**BRIEF**:
Quote the whole listing exactly. Leave the pictures out of your copy.

Start DATASET SECTION

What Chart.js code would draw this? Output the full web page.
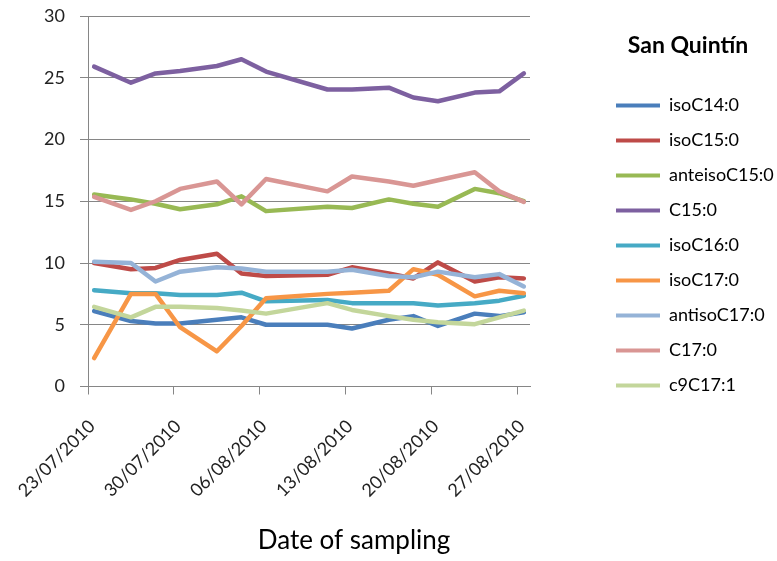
<!DOCTYPE html>
<html><head><meta charset="utf-8">
<script src="https://cdn.jsdelivr.net/npm/chart.js@4.4.1/dist/chart.umd.min.js"></script>
<style>html,body{margin:0;padding:0;background:#fff;}#wrap{position:relative;width:777px;height:561px;}</style>
</head><body><div id="wrap"><canvas id="c"></canvas></div>
<script>
const sampleDates = ['23/07/2010','26/07/2010','28/07/2010','30/07/2010','02/08/2010','04/08/2010','06/08/2010','11/08/2010','13/08/2010','16/08/2010','18/08/2010','20/08/2010','23/08/2010','25/08/2010','27/08/2010'];
const tickLabels = ['23/07/2010','30/07/2010','06/08/2010','13/08/2010','20/08/2010','27/08/2010'];
const yTicks = [0, 5, 10, 15, 20, 25, 30];

const isoC14_0     = [6.1, 5.3, 5.1, 5.1, 5.4, 5.6, 5.0, 5.0, 4.7, 5.4, 5.7, 4.9, 5.9, 5.7, 6.0];
const isoC15_0     = [10.0, 9.5, 9.6, 10.25, 10.75, 9.15, 8.95, 9.05, 9.65, 9.15, 8.75, 10.05, 8.5, 8.85, 8.75];
const anteisoC15_0 = [15.55, 15.15, 14.8, 14.35, 14.75, 15.4, 14.2, 14.55, 14.45, 15.15, 14.8, 14.55, 16.0, 15.65, 15.0];
const C15_0        = [25.9, 24.6, 25.35, 25.55, 25.95, 26.5, 25.5, 24.05, 24.05, 24.2, 23.4, 23.1, 23.8, 23.9, 25.35];
const isoC16_0     = [7.8, 7.55, 7.55, 7.4, 7.4, 7.6, 6.9, 7.0, 6.75, 6.75, 6.75, 6.55, 6.75, 6.95, 7.35];
const isoC17_0     = [2.3, 7.5, 7.5, 4.8, 2.85, 4.9, 7.15, 7.5, 7.6, 7.75, 9.5, 9.05, 7.3, 7.75, 7.55];
const antisoC17_0  = [10.1, 10.0, 8.5, 9.3, 9.65, 9.55, 9.3, 9.3, 9.45, 8.95, 8.85, 9.3, 8.85, 9.1, 8.1];
const C17_0        = [15.35, 14.3, 15.0, 16.0, 16.6, 14.75, 16.8, 15.8, 17.0, 16.6, 16.25, 16.7, 17.35, 15.8, 14.95];
const c9C17_1      = [6.45, 5.6, 6.45, 6.45, 6.35, 6.15, 5.9, 6.75, 6.2, 5.7, 5.4, 5.2, 5.05, 5.6, 6.15];

const seriesNames  = ['isoC14:0','isoC15:0','anteisoC15:0','C15:0','isoC16:0','isoC17:0','antisoC17:0','C17:0','c9C17:1'];
const seriesValues = [isoC14_0, isoC15_0, anteisoC15_0, C15_0, isoC16_0, isoC17_0, antisoC17_0, C17_0, c9C17_1];
const seriesColors = ['#4A7EBB','#BE4B48','#98B954','#7D60A0','#46AAC5','#F79646','#95B3D7','#D99694','#C3D69B'];
const legendTitle = 'San Quintín';
const xAxisTitle = 'Date of sampling';

function dayNumber(s) { const p = s.split('/').map(Number); return Date.UTC(p[2], p[1] - 1, p[0]) / 86400000; }
const origin = dayNumber(tickLabels[0]);
const xDays = sampleDates.map(s => dayNumber(s) - origin);
const tickPositions = tickLabels.map(s => dayNumber(s) - origin - 0.5);

const gridColor = '#868686';
const FONT = 'Lato';

const datasets = seriesNames.map((name, i) => ({
  label: name,
  data: xDays.map((x, j) => ({ x: x, y: seriesValues[i][j] })),
  borderColor: seriesColors[i],
  backgroundColor: seriesColors[i],
  borderWidth: 4.5,
  pointRadius: 0,
  pointHoverRadius: 0,
  tension: 0,
  borderJoinStyle: 'round',
  borderCapStyle: 'round',
  fill: false,
  order: seriesNames.length - i
}));

const axisTitlePlugin = {
  id: 'axisTitlePlugin',
  afterDraw(chart) {
    const ctx = chart.ctx;
    ctx.save();
    ctx.font = '26px ' + FONT;
    ctx.fillStyle = '#000';
    ctx.textAlign = 'center';
    ctx.textBaseline = 'alphabetic';
    ctx.fillText(xAxisTitle, 354, 549);
    ctx.restore();
  }
};

new Chart(document.getElementById('c'), {
  type: 'line',
  data: { datasets: datasets },
  plugins: [axisTitlePlugin],
  options: {
    responsive: true,
    maintainAspectRatio: false,
    animation: false,
    devicePixelRatio: 1,
    layout: { padding: { top: 16, left: 0, right: 0, bottom: 0 } },
    plugins: {
      tooltip: { enabled: false },
      legend: {
        position: 'right',
        align: 'start',
        maxWidth: 178,
        title: {
          display: true,
          text: legendTitle,
          color: '#000',
          font: { family: FONT, size: 23, weight: 'bold' },
          padding: { top: 18, bottom: 18 }
        },
        labels: {
          color: '#000',
          font: { family: FONT, size: 18 },
          boxWidth: 44,
          boxHeight: 4,
          padding: 17,
          sort: (a, b) => a.datasetIndex - b.datasetIndex,
          generateLabels(chart) {
            const items = Chart.defaults.plugins.legend.labels.generateLabels(chart);
            items.forEach(it => { it.fillStyle = it.strokeStyle; it.lineWidth = 0; });
            return items;
          }
        }
      }
    },
    scales: {
      x: {
        type: 'linear',
        min: tickPositions[0],
        max: tickPositions[tickPositions.length - 1] + 1,
        afterBuildTicks(scale) { scale.ticks = tickPositions.map(v => ({ value: v })); },
        afterFit(scale) { scale.height = 174.5; scale.paddingLeft = 0; scale.paddingRight = 0; },
        grid: { display: true, drawOnChartArea: false, drawTicks: true, tickLength: 8, color: gridColor },
        border: { display: true, color: gridColor, width: 1 },
        ticks: {
          autoSkip: false,
          minRotation: 45,
          maxRotation: 45,
          padding: 21,
          labelOffset: 4,
          color: '#222',
          font: { family: FONT, size: 18 },
          callback: (value, index) => tickLabels[index]
        }
      },
      y: {
        position: 'left',
        min: yTicks[0],
        max: yTicks[yTicks.length - 1],
        afterBuildTicks(scale) { scale.ticks = yTicks.map(v => ({ value: v })); },
        afterFit(scale) { scale.width = 88; scale.paddingTop = 0; scale.paddingBottom = 0; },
        grid: { color: gridColor, lineWidth: 1, drawTicks: true, tickLength: 8 },
        border: { display: true, color: gridColor, width: 1 },
        ticks: { padding: 15, color: '#222', font: { family: FONT, size: 18 } }
      },
      ySpacer: {
        position: 'right',
        display: true,
        afterFit(scale) { scale.width = 69; scale.paddingTop = 0; scale.paddingBottom = 0; },
        grid: { display: false, drawTicks: false },
        border: { display: false },
        ticks: { display: false }
      }
    }
  }
});
</script>
</body></html>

End DATASET SECTION

**RESULT OF THIS EXERCISE**:
What Chart.js code would draw this? Output the full web page.
<!DOCTYPE html>
<html><head><meta charset="utf-8">
<script src="https://cdn.jsdelivr.net/npm/chart.js@4.4.1/dist/chart.umd.min.js"></script>
<style>html,body{margin:0;padding:0;background:#fff;}#wrap{position:relative;width:777px;height:561px;}</style>
</head><body><div id="wrap"><canvas id="c"></canvas></div>
<script>
const sampleDates = ['23/07/2010','26/07/2010','28/07/2010','30/07/2010','02/08/2010','04/08/2010','06/08/2010','11/08/2010','13/08/2010','16/08/2010','18/08/2010','20/08/2010','23/08/2010','25/08/2010','27/08/2010'];
const tickLabels = ['23/07/2010','30/07/2010','06/08/2010','13/08/2010','20/08/2010','27/08/2010'];
const yTicks = [0, 5, 10, 15, 20, 25, 30];

const isoC14_0     = [6.1, 5.3, 5.1, 5.1, 5.4, 5.6, 5.0, 5.0, 4.7, 5.4, 5.7, 4.9, 5.9, 5.7, 6.0];
const isoC15_0     = [10.0, 9.5, 9.6, 10.25, 10.75, 9.15, 8.95, 9.05, 9.65, 9.15, 8.75, 10.05, 8.5, 8.85, 8.75];
const anteisoC15_0 = [15.55, 15.15, 14.8, 14.35, 14.75, 15.4, 14.2, 14.55, 14.45, 15.15, 14.8, 14.55, 16.0, 15.65, 15.0];
const C15_0        = [25.9, 24.6, 25.35, 25.55, 25.95, 26.5, 25.5, 24.05, 24.05, 24.2, 23.4, 23.1, 23.8, 23.9, 25.35];
const isoC16_0     = [7.8, 7.55, 7.55, 7.4, 7.4, 7.6, 6.9, 7.0, 6.75, 6.75, 6.75, 6.55, 6.75, 6.95, 7.35];
const isoC17_0     = [2.3, 7.5, 7.5, 4.8, 2.85, 4.9, 7.15, 7.5, 7.6, 7.75, 9.5, 9.05, 7.3, 7.75, 7.55];
const antisoC17_0  = [10.1, 10.0, 8.5, 9.3, 9.65, 9.55, 9.3, 9.3, 9.45, 8.95, 8.85, 9.3, 8.85, 9.1, 8.1];
const C17_0        = [15.35, 14.3, 15.0, 16.0, 16.6, 14.75, 16.8, 15.8, 17.0, 16.6, 16.25, 16.7, 17.35, 15.8, 14.95];
const c9C17_1      = [6.45, 5.6, 6.45, 6.45, 6.35, 6.15, 5.9, 6.75, 6.2, 5.7, 5.4, 5.2, 5.05, 5.6, 6.15];

const seriesNames  = ['isoC14:0','isoC15:0','anteisoC15:0','C15:0','isoC16:0','isoC17:0','antisoC17:0','C17:0','c9C17:1'];
const seriesValues = [isoC14_0, isoC15_0, anteisoC15_0, C15_0, isoC16_0, isoC17_0, antisoC17_0, C17_0, c9C17_1];
const seriesColors = ['#4A7EBB','#BE4B48','#98B954','#7D60A0','#46AAC5','#F79646','#95B3D7','#D99694','#C3D69B'];
const legendTitle = 'San Quintín';
const xAxisTitle = 'Date of sampling';

function dayNumber(s) { const p = s.split('/').map(Number); return Date.UTC(p[2], p[1] - 1, p[0]) / 86400000; }
const origin = dayNumber(tickLabels[0]);
const xDays = sampleDates.map(s => dayNumber(s) - origin);
const tickPositions = tickLabels.map(s => dayNumber(s) - origin - 0.5);

const gridColor = '#868686';
const FONT = 'Lato';

const datasets = seriesNames.map((name, i) => ({
  label: name,
  data: xDays.map((x, j) => ({ x: x, y: seriesValues[i][j] })),
  borderColor: seriesColors[i],
  backgroundColor: seriesColors[i],
  borderWidth: 4.5,
  pointRadius: 0,
  pointHoverRadius: 0,
  tension: 0,
  borderJoinStyle: 'round',
  borderCapStyle: 'round',
  fill: false,
  order: seriesNames.length - i
}));

const axisTitlePlugin = {
  id: 'axisTitlePlugin',
  afterDraw(chart) {
    const ctx = chart.ctx;
    ctx.save();
    ctx.font = '26px ' + FONT;
    ctx.fillStyle = '#000';
    ctx.textAlign = 'center';
    ctx.textBaseline = 'alphabetic';
    ctx.fillText(xAxisTitle, 354, 549);
    ctx.restore();
  }
};

new Chart(document.getElementById('c'), {
  type: 'line',
  data: { datasets: datasets },
  plugins: [axisTitlePlugin],
  options: {
    responsive: true,
    maintainAspectRatio: false,
    animation: false,
    devicePixelRatio: 1,
    layout: { padding: { top: 16, left: 0, right: 0, bottom: 0 } },
    plugins: {
      tooltip: { enabled: false },
      legend: {
        position: 'right',
        align: 'start',
        maxWidth: 178,
        title: {
          display: true,
          text: legendTitle,
          color: '#000',
          font: { family: FONT, size: 23, weight: 'bold' },
          padding: { top: 18, bottom: 18 }
        },
        labels: {
          color: '#000',
          font: { family: FONT, size: 18 },
          boxWidth: 44,
          boxHeight: 4,
          padding: 17,
          sort: (a, b) => a.datasetIndex - b.datasetIndex,
          generateLabels(chart) {
            const items = Chart.defaults.plugins.legend.labels.generateLabels(chart);
            items.forEach(it => { it.fillStyle = it.strokeStyle; it.lineWidth = 0; });
            return items;
          }
        }
      }
    },
    scales: {
      x: {
        type: 'linear',
        min: tickPositions[0],
        max: tickPositions[tickPositions.length - 1] + 1,
        afterBuildTicks(scale) { scale.ticks = tickPositions.map(v => ({ value: v })); },
        afterFit(scale) { scale.height = 174.5; scale.paddingLeft = 0; scale.paddingRight = 0; },
        grid: { display: true, drawOnChartArea: false, drawTicks: true, tickLength: 8, color: gridColor },
        border: { display: true, color: gridColor, width: 1 },
        ticks: {
          autoSkip: false,
          minRotation: 45,
          maxRotation: 45,
          padding: 21,
          labelOffset: 4,
          color: '#222',
          font: { family: FONT, size: 18 },
          callback: (value, index) => tickLabels[index]
        }
      },
      y: {
        position: 'left',
        min: yTicks[0],
        max: yTicks[yTicks.length - 1],
        afterBuildTicks(scale) { scale.ticks = yTicks.map(v => ({ value: v })); },
        afterFit(scale) { scale.width = 88; scale.paddingTop = 0; scale.paddingBottom = 0; },
        grid: { color: gridColor, lineWidth: 1, drawTicks: true, tickLength: 8 },
        border: { display: true, color: gridColor, width: 1 },
        ticks: { padding: 15, color: '#222', font: { family: FONT, size: 18 } }
      },
      ySpacer: {
        position: 'right',
        display: true,
        afterFit(scale) { scale.width = 69; scale.paddingTop = 0; scale.paddingBottom = 0; },
        grid: { display: false, drawTicks: false },
        border: { display: false },
        ticks: { display: false }
      }
    }
  }
});
</script>
</body></html>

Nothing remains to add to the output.